- [What is asked]: Skip every image and restate the data word for word.

───── Data extract

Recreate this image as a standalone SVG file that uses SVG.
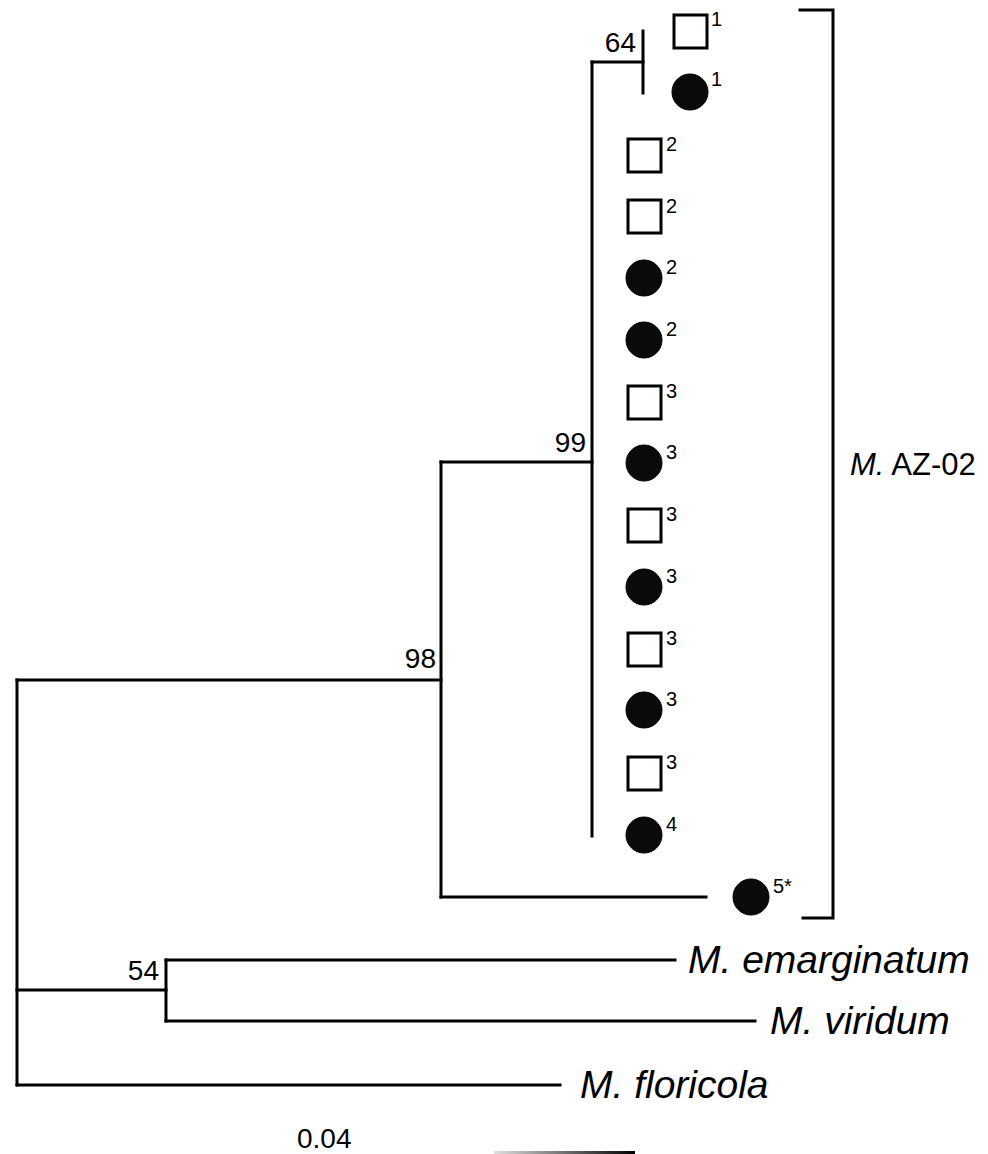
<svg xmlns="http://www.w3.org/2000/svg" width="988" height="1154" viewBox="0 0 988 1154">
<defs>
<style>
.br{stroke:#000;stroke-width:3;fill:none;stroke-linecap:square}
.sq{fill:#fff;stroke:#000;stroke-width:3}
.dt{fill:#0a0a0a;stroke:#000;stroke-width:1}
.sup{font-family:"Liberation Sans",Arial,sans-serif;font-size:20px;fill:#000}
.bs{font-family:"Liberation Sans",Arial,sans-serif;font-size:28px;fill:#000}
.sp{font-family:"Liberation Sans",Arial,sans-serif;font-size:39px;font-style:italic;fill:#000}
.cl{font-family:"Liberation Sans",Arial,sans-serif;font-size:31px;fill:#000}
</style>
<linearGradient id="sb" x1="0" y1="0" x2="1" y2="0">
<stop offset="0" stop-color="#e0e0e0"/>
<stop offset="1" stop-color="#000"/>
</linearGradient>
</defs>
<rect width="988" height="1154" fill="#fff"/>
<g id="connectors">
<path class="br" d="M17,680 V1085"/>
<path class="br" d="M17,680 H441"/>
<path class="br" d="M441,462 V897"/>
<path class="br" d="M441,462 H592"/>
<path class="br" d="M592,62 V836"/>
<path class="br" d="M592,62 H643"/>
<path class="br" d="M643,31 V93"/>
<path class="br" d="M441,897 H706"/>
<path class="br" d="M17,990 H166"/>
<path class="br" d="M166,960 V1021"/>
<path class="br" d="M166,960 H675"/>
<path class="br" d="M166,1021 H755"/>
<path class="br" d="M17,1085 H560"/>
</g>
<g id="support-labels">
<text class="bs" x="636" y="52" text-anchor="end">64</text>
<text class="bs" x="586" y="452" text-anchor="end">99</text>
<text class="bs" x="436" y="668" text-anchor="end">98</text>
<text class="bs" x="159" y="980" text-anchor="end">54</text>
</g>
<g id="leaf-1a"><rect class="sq" x="674" y="15" width="33" height="33"/><text class="sup" x="711" y="26">1</text></g>
<g id="leaf-1b"><circle class="dt" cx="690" cy="92" r="18"/><text class="sup" x="711" y="86">1</text></g>
<g id="leaf-2a"><rect class="sq" x="628" y="139" width="33" height="33"/><text class="sup" x="666" y="151">2</text></g>
<g id="leaf-2b"><rect class="sq" x="628" y="200" width="33" height="33"/><text class="sup" x="666" y="213">2</text></g>
<g id="leaf-2c"><circle class="dt" cx="644" cy="278" r="18"/><text class="sup" x="666" y="274">2</text></g>
<g id="leaf-2d"><circle class="dt" cx="644" cy="340" r="18"/><text class="sup" x="666" y="336">2</text></g>
<g id="leaf-3a"><rect class="sq" x="628" y="386" width="33" height="33"/><text class="sup" x="666" y="398">3</text></g>
<g id="leaf-3b"><circle class="dt" cx="644" cy="463" r="18"/><text class="sup" x="666" y="459">3</text></g>
<g id="leaf-3c"><rect class="sq" x="628" y="509" width="33" height="33"/><text class="sup" x="666" y="521">3</text></g>
<g id="leaf-3d"><circle class="dt" cx="644" cy="587" r="18"/><text class="sup" x="666" y="583">3</text></g>
<g id="leaf-3e"><rect class="sq" x="628" y="633" width="33" height="33"/><text class="sup" x="666" y="645">3</text></g>
<g id="leaf-3f"><circle class="dt" cx="644" cy="710" r="18"/><text class="sup" x="666" y="706">3</text></g>
<g id="leaf-3g"><rect class="sq" x="628" y="757" width="33" height="33"/><text class="sup" x="666" y="769">3</text></g>
<g id="leaf-4"><circle class="dt" cx="644" cy="835" r="18"/><text class="sup" x="666" y="831">4</text></g>
<g id="leaf-5"><circle class="dt" cx="751" cy="897" r="18"/><text class="sup" x="773" y="893">5*</text></g>
<g id="clade-bracket">
<path class="br" d="M800,10 H833 V918 H803"/>
<text class="cl" x="850" y="475"><tspan font-style="italic">M.</tspan> AZ-02</text>
</g>
<g id="taxon-emarginatum"><text class="sp" x="688" y="973">M. emarginatum</text></g>
<g id="taxon-viridum"><text class="sp" x="770" y="1034">M. viridum</text></g>
<g id="taxon-floricola"><text class="sp" x="580" y="1098">M. floricola</text></g>
<g id="scale-bar">
<text class="bs" x="297" y="1148">0.04</text>
<rect x="494" y="1151" width="141" height="3" fill="url(#sb)"/>
</g>
</svg>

──────────

- [Result]:
Recreate this image as a standalone SVG file that uses SVG.
<svg xmlns="http://www.w3.org/2000/svg" width="988" height="1154" viewBox="0 0 988 1154">
<defs>
<style>
.br{stroke:#000;stroke-width:3;fill:none;stroke-linecap:square}
.sq{fill:#fff;stroke:#000;stroke-width:3}
.dt{fill:#0a0a0a;stroke:#000;stroke-width:1}
.sup{font-family:"Liberation Sans",Arial,sans-serif;font-size:20px;fill:#000}
.bs{font-family:"Liberation Sans",Arial,sans-serif;font-size:28px;fill:#000}
.sp{font-family:"Liberation Sans",Arial,sans-serif;font-size:39px;font-style:italic;fill:#000}
.cl{font-family:"Liberation Sans",Arial,sans-serif;font-size:31px;fill:#000}
</style>
<linearGradient id="sb" x1="0" y1="0" x2="1" y2="0">
<stop offset="0" stop-color="#e0e0e0"/>
<stop offset="1" stop-color="#000"/>
</linearGradient>
</defs>
<rect width="988" height="1154" fill="#fff"/>
<g id="connectors">
<path class="br" d="M17,680 V1085"/>
<path class="br" d="M17,680 H441"/>
<path class="br" d="M441,462 V897"/>
<path class="br" d="M441,462 H592"/>
<path class="br" d="M592,62 V836"/>
<path class="br" d="M592,62 H643"/>
<path class="br" d="M643,31 V93"/>
<path class="br" d="M441,897 H706"/>
<path class="br" d="M17,990 H166"/>
<path class="br" d="M166,960 V1021"/>
<path class="br" d="M166,960 H675"/>
<path class="br" d="M166,1021 H755"/>
<path class="br" d="M17,1085 H560"/>
</g>
<g id="support-labels">
<text class="bs" x="636" y="52" text-anchor="end">64</text>
<text class="bs" x="586" y="452" text-anchor="end">99</text>
<text class="bs" x="436" y="668" text-anchor="end">98</text>
<text class="bs" x="159" y="980" text-anchor="end">54</text>
</g>
<g id="leaf-1a"><rect class="sq" x="674" y="15" width="33" height="33"/><text class="sup" x="711" y="26">1</text></g>
<g id="leaf-1b"><circle class="dt" cx="690" cy="92" r="18"/><text class="sup" x="711" y="86">1</text></g>
<g id="leaf-2a"><rect class="sq" x="628" y="139" width="33" height="33"/><text class="sup" x="666" y="151">2</text></g>
<g id="leaf-2b"><rect class="sq" x="628" y="200" width="33" height="33"/><text class="sup" x="666" y="213">2</text></g>
<g id="leaf-2c"><circle class="dt" cx="644" cy="278" r="18"/><text class="sup" x="666" y="274">2</text></g>
<g id="leaf-2d"><circle class="dt" cx="644" cy="340" r="18"/><text class="sup" x="666" y="336">2</text></g>
<g id="leaf-3a"><rect class="sq" x="628" y="386" width="33" height="33"/><text class="sup" x="666" y="398">3</text></g>
<g id="leaf-3b"><circle class="dt" cx="644" cy="463" r="18"/><text class="sup" x="666" y="459">3</text></g>
<g id="leaf-3c"><rect class="sq" x="628" y="509" width="33" height="33"/><text class="sup" x="666" y="521">3</text></g>
<g id="leaf-3d"><circle class="dt" cx="644" cy="587" r="18"/><text class="sup" x="666" y="583">3</text></g>
<g id="leaf-3e"><rect class="sq" x="628" y="633" width="33" height="33"/><text class="sup" x="666" y="645">3</text></g>
<g id="leaf-3f"><circle class="dt" cx="644" cy="710" r="18"/><text class="sup" x="666" y="706">3</text></g>
<g id="leaf-3g"><rect class="sq" x="628" y="757" width="33" height="33"/><text class="sup" x="666" y="769">3</text></g>
<g id="leaf-4"><circle class="dt" cx="644" cy="835" r="18"/><text class="sup" x="666" y="831">4</text></g>
<g id="leaf-5"><circle class="dt" cx="751" cy="897" r="18"/><text class="sup" x="773" y="893">5*</text></g>
<g id="clade-bracket">
<path class="br" d="M800,10 H833 V918 H803"/>
<text class="cl" x="850" y="475"><tspan font-style="italic">M.</tspan> AZ-02</text>
</g>
<g id="taxon-emarginatum"><text class="sp" x="688" y="973">M. emarginatum</text></g>
<g id="taxon-viridum"><text class="sp" x="770" y="1034">M. viridum</text></g>
<g id="taxon-floricola"><text class="sp" x="580" y="1098">M. floricola</text></g>
<g id="scale-bar">
<text class="bs" x="297" y="1148">0.04</text>
<rect x="494" y="1151" width="141" height="3" fill="url(#sb)"/>
</g>
</svg>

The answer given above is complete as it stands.